Retype every line from the start of the entries below down to the line with "6740.69, 6740.6, 6740.59]", both ends included; skip the pictures.

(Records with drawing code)
>>>

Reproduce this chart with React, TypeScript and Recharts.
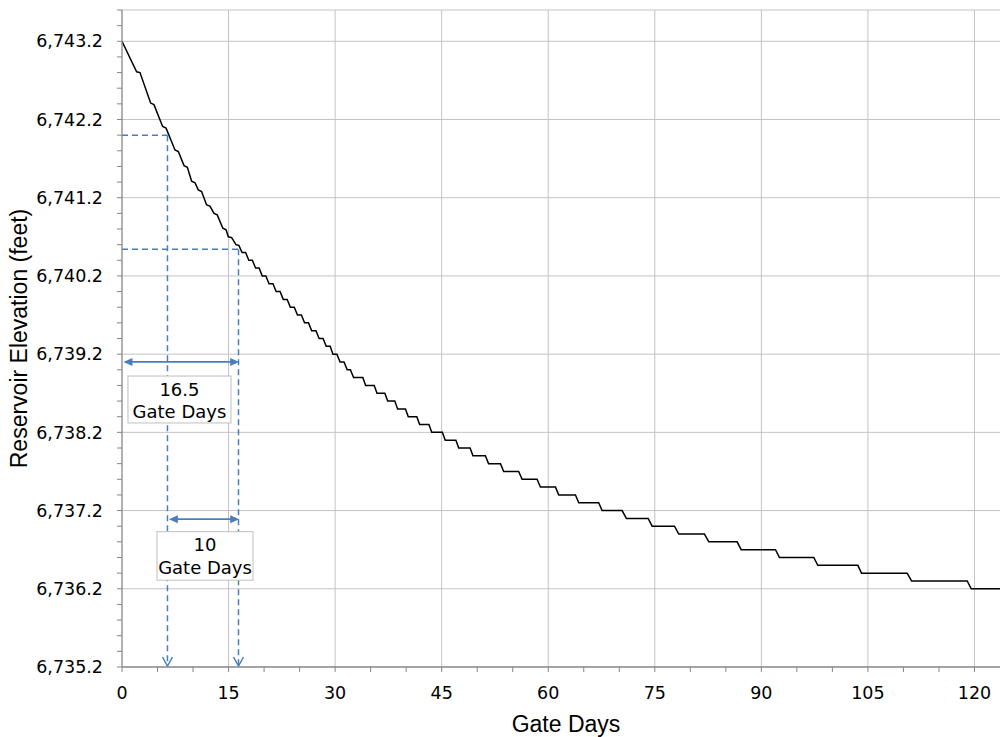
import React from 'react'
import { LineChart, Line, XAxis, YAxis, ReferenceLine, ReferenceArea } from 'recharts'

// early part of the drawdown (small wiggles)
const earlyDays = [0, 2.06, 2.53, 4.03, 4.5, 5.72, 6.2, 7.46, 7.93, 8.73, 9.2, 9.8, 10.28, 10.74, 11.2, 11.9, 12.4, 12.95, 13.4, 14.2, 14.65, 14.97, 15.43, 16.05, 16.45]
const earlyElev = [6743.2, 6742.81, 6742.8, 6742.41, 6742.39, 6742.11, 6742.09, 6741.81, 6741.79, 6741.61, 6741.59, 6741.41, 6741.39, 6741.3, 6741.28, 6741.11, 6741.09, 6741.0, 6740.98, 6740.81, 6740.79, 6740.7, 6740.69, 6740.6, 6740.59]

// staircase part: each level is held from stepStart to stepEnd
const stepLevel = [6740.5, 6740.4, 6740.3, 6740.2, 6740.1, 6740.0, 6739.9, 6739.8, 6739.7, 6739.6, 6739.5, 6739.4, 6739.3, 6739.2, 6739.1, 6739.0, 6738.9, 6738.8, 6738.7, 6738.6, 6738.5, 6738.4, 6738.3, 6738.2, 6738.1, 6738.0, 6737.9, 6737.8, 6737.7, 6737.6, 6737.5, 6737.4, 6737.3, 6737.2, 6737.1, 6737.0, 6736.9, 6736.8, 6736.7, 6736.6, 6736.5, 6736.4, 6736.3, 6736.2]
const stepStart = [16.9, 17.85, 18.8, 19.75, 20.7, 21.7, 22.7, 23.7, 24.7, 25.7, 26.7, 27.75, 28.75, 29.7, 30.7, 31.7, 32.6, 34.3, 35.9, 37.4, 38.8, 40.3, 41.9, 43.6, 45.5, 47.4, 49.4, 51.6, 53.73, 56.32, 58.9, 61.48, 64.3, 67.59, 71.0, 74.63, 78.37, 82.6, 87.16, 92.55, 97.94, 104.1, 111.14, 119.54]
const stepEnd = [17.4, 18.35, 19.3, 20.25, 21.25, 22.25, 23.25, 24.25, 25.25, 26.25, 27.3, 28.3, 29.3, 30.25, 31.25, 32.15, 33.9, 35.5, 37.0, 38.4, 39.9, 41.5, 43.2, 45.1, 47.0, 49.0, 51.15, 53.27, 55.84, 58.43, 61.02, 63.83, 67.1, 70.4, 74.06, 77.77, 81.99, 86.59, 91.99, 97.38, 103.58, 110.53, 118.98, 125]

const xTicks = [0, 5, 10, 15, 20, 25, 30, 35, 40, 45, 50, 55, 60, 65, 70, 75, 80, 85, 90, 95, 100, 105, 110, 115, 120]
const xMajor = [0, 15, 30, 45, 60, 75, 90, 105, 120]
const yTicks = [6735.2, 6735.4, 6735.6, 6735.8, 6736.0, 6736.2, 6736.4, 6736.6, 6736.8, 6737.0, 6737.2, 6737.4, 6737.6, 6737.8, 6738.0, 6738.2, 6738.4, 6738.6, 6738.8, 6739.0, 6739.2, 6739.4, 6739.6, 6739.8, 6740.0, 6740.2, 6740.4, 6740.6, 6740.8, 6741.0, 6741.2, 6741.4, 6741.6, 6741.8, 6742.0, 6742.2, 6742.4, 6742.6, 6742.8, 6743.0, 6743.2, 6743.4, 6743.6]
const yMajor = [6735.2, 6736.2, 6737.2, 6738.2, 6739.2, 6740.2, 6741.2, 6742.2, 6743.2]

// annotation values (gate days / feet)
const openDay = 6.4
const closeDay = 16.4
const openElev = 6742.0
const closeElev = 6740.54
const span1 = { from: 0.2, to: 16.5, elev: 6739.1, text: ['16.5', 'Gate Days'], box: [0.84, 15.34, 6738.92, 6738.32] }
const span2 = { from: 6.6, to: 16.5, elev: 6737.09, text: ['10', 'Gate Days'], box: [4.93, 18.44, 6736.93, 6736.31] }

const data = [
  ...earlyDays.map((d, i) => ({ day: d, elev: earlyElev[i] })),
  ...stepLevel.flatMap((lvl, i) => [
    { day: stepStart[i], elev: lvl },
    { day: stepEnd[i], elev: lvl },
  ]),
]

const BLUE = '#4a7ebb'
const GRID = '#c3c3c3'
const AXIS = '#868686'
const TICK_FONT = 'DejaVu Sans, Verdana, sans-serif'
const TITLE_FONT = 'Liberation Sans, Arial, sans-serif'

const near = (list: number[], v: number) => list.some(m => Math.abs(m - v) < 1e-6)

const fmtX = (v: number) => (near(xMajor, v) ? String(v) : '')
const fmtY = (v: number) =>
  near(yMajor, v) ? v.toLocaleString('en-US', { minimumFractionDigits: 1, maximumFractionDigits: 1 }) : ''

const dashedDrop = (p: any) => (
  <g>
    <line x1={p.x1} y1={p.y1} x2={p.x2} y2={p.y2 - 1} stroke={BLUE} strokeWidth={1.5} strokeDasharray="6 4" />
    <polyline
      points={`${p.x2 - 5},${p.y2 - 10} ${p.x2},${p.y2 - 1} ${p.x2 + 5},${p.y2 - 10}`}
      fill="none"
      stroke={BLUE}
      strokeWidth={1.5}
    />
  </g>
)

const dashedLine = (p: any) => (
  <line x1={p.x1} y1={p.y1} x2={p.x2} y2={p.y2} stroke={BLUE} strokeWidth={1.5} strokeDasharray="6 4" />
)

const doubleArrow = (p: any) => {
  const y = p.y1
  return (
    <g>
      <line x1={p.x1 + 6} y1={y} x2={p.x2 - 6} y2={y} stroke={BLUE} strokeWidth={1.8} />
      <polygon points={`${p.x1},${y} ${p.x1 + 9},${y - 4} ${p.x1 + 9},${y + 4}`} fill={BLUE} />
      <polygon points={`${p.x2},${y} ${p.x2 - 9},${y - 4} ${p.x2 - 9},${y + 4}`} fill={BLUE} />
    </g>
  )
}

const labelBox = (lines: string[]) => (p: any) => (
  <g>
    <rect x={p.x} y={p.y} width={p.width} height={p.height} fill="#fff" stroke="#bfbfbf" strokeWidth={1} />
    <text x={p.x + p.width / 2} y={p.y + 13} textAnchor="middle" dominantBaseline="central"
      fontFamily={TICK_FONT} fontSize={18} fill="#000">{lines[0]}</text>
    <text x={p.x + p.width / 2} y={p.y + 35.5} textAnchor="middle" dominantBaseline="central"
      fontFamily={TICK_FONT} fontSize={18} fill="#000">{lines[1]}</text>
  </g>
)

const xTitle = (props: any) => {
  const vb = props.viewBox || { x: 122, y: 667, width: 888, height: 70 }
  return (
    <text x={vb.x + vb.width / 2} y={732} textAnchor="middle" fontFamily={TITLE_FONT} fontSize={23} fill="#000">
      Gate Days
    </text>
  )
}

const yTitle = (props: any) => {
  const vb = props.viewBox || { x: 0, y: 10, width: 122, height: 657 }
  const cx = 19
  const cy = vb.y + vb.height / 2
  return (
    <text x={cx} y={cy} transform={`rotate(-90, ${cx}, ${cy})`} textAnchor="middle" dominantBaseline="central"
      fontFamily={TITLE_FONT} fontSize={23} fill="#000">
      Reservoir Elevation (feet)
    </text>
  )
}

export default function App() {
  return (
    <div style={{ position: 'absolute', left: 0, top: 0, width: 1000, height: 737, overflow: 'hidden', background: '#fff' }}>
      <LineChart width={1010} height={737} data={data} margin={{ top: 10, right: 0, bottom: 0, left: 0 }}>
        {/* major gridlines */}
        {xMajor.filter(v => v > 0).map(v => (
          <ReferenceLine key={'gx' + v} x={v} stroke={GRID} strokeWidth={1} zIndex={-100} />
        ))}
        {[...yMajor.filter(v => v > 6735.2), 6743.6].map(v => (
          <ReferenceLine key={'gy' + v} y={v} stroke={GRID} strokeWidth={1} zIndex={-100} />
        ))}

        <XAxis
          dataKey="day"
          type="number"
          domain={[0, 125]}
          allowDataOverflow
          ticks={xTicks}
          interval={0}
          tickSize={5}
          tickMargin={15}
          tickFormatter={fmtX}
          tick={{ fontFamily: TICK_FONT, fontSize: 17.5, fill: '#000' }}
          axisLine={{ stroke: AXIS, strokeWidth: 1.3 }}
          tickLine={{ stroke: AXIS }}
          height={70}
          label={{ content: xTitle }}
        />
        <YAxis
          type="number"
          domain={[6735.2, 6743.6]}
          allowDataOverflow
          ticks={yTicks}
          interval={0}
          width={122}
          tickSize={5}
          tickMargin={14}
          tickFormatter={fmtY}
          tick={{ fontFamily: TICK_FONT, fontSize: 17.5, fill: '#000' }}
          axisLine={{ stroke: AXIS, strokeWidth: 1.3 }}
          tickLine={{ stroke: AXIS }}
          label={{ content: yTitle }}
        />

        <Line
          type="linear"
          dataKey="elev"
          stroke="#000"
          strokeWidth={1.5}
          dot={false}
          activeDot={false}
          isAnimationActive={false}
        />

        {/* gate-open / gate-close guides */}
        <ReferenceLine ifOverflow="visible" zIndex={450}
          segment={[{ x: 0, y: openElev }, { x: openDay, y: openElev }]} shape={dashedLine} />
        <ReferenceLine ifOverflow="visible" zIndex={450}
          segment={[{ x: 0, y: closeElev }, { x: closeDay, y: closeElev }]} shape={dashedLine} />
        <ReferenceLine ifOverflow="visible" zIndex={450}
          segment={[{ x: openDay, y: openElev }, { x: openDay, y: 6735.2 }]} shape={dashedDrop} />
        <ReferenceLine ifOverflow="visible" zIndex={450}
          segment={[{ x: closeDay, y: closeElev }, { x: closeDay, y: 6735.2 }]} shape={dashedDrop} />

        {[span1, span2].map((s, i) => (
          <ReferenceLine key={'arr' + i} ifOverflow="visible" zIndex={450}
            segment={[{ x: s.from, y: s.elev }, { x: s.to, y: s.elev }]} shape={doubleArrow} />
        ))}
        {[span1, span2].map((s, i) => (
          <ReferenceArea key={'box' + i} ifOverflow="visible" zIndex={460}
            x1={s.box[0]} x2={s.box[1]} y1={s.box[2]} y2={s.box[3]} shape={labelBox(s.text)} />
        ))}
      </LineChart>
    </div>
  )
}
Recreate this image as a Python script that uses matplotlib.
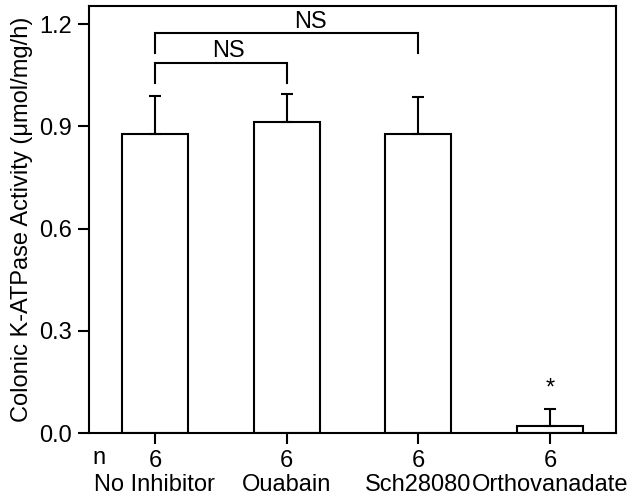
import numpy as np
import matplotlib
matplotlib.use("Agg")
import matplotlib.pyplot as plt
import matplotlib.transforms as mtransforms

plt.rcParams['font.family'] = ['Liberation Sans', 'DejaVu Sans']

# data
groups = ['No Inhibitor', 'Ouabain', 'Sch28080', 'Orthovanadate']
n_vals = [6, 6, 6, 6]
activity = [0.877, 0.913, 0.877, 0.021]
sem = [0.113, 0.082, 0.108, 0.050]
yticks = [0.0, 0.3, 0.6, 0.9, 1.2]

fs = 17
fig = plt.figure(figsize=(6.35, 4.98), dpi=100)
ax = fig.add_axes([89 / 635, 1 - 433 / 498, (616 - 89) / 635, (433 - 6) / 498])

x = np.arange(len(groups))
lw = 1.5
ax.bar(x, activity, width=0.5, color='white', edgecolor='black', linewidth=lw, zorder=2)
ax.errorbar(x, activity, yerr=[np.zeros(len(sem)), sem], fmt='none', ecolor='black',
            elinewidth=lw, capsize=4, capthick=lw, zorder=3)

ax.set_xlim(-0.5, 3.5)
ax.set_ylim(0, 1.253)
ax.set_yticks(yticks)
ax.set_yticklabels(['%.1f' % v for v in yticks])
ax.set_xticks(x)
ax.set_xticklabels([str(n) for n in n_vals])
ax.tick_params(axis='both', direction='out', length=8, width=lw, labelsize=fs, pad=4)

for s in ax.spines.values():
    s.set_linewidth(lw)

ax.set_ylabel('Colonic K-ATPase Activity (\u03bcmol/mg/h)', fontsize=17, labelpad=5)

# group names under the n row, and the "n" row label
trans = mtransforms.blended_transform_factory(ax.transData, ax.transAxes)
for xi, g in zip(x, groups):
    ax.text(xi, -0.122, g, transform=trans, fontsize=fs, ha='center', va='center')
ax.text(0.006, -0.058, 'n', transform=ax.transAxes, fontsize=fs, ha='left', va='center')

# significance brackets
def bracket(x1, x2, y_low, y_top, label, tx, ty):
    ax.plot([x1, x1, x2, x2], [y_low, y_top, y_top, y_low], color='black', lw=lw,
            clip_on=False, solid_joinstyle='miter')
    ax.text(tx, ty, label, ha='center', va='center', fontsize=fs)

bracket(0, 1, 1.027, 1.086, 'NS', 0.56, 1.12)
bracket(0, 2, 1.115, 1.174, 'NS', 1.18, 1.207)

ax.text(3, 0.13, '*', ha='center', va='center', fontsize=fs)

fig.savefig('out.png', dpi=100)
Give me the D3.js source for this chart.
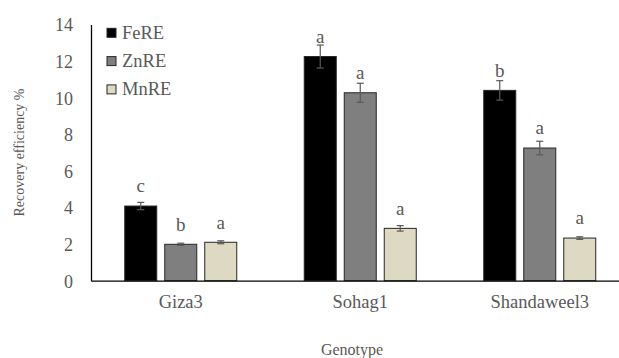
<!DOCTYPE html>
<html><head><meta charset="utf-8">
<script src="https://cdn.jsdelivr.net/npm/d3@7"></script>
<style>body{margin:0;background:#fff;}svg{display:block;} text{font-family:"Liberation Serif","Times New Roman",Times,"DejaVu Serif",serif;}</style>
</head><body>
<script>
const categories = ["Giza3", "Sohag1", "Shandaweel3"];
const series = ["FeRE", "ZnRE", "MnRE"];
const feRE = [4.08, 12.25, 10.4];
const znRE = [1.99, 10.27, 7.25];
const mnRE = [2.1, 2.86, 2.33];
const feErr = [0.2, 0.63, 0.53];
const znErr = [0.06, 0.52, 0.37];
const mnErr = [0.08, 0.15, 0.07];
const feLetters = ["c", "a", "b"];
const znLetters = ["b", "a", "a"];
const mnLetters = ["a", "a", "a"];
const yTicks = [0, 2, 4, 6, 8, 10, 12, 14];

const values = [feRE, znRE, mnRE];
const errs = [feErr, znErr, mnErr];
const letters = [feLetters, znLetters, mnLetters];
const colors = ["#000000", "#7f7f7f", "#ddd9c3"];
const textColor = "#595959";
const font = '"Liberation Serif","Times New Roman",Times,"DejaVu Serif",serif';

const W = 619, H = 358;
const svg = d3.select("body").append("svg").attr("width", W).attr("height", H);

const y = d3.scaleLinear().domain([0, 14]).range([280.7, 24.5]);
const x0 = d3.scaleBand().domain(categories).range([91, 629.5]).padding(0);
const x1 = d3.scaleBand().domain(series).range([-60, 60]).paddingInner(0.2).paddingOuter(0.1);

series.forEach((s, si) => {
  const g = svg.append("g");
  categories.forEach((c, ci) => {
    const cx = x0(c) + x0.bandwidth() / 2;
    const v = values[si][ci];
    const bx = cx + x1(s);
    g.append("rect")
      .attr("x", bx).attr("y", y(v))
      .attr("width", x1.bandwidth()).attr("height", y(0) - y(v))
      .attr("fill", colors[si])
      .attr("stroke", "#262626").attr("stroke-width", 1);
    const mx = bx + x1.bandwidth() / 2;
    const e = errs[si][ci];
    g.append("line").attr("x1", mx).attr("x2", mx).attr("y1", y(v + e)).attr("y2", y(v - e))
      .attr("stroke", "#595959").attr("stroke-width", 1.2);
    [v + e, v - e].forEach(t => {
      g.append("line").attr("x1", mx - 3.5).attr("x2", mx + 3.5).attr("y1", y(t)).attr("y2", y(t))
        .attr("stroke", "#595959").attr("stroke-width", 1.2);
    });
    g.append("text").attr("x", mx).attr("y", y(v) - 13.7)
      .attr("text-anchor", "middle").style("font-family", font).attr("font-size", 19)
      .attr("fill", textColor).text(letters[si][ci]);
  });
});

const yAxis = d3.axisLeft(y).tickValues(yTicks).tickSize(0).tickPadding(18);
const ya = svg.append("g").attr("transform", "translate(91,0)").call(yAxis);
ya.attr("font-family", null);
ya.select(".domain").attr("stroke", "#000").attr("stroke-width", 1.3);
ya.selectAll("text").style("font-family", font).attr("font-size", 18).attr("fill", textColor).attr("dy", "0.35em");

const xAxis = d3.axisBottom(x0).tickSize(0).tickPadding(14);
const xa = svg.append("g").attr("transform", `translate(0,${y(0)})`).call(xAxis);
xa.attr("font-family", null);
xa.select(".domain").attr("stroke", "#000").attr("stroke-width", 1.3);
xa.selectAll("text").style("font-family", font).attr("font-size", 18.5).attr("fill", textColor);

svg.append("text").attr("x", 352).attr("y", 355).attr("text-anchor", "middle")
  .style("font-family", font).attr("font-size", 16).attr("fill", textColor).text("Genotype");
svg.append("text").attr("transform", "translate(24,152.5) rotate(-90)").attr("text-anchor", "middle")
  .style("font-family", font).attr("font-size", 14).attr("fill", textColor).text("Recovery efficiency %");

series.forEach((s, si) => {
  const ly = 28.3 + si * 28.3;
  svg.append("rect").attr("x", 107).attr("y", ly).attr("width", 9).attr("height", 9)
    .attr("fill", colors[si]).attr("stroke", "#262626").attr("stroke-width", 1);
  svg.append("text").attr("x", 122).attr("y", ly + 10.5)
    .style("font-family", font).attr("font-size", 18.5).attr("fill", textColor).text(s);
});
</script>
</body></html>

<<<

Output:
Reproduce this chart with React, TypeScript and Recharts.
import React from 'react'
import { LineChart, Line, XAxis, YAxis, ReferenceLine, ReferenceArea } from 'recharts'

// early part of the drawdown (small wiggles)
const earlyDays = [0, 2.06, 2.53, 4.03, 4.5, 5.72, 6.2, 7.46, 7.93, 8.73, 9.2, 9.8, 10.28, 10.74, 11.2, 11.9, 12.4, 12.95, 13.4, 14.2, 14.65, 14.97, 15.43, 16.05, 16.45]
const earlyElev = [6743.2, 6742.81, 6742.8, 6742.41, 6742.39, 6742.11, 6742.09, 6741.81, 6741.79, 6741.61, 6741.59, 6741.41, 6741.39, 6741.3, 6741.28, 6741.11, 6741.09, 6741.0, 6740.98, 6740.81, 6740.79, 6740.7, 6740.69, 6740.6, 6740.59]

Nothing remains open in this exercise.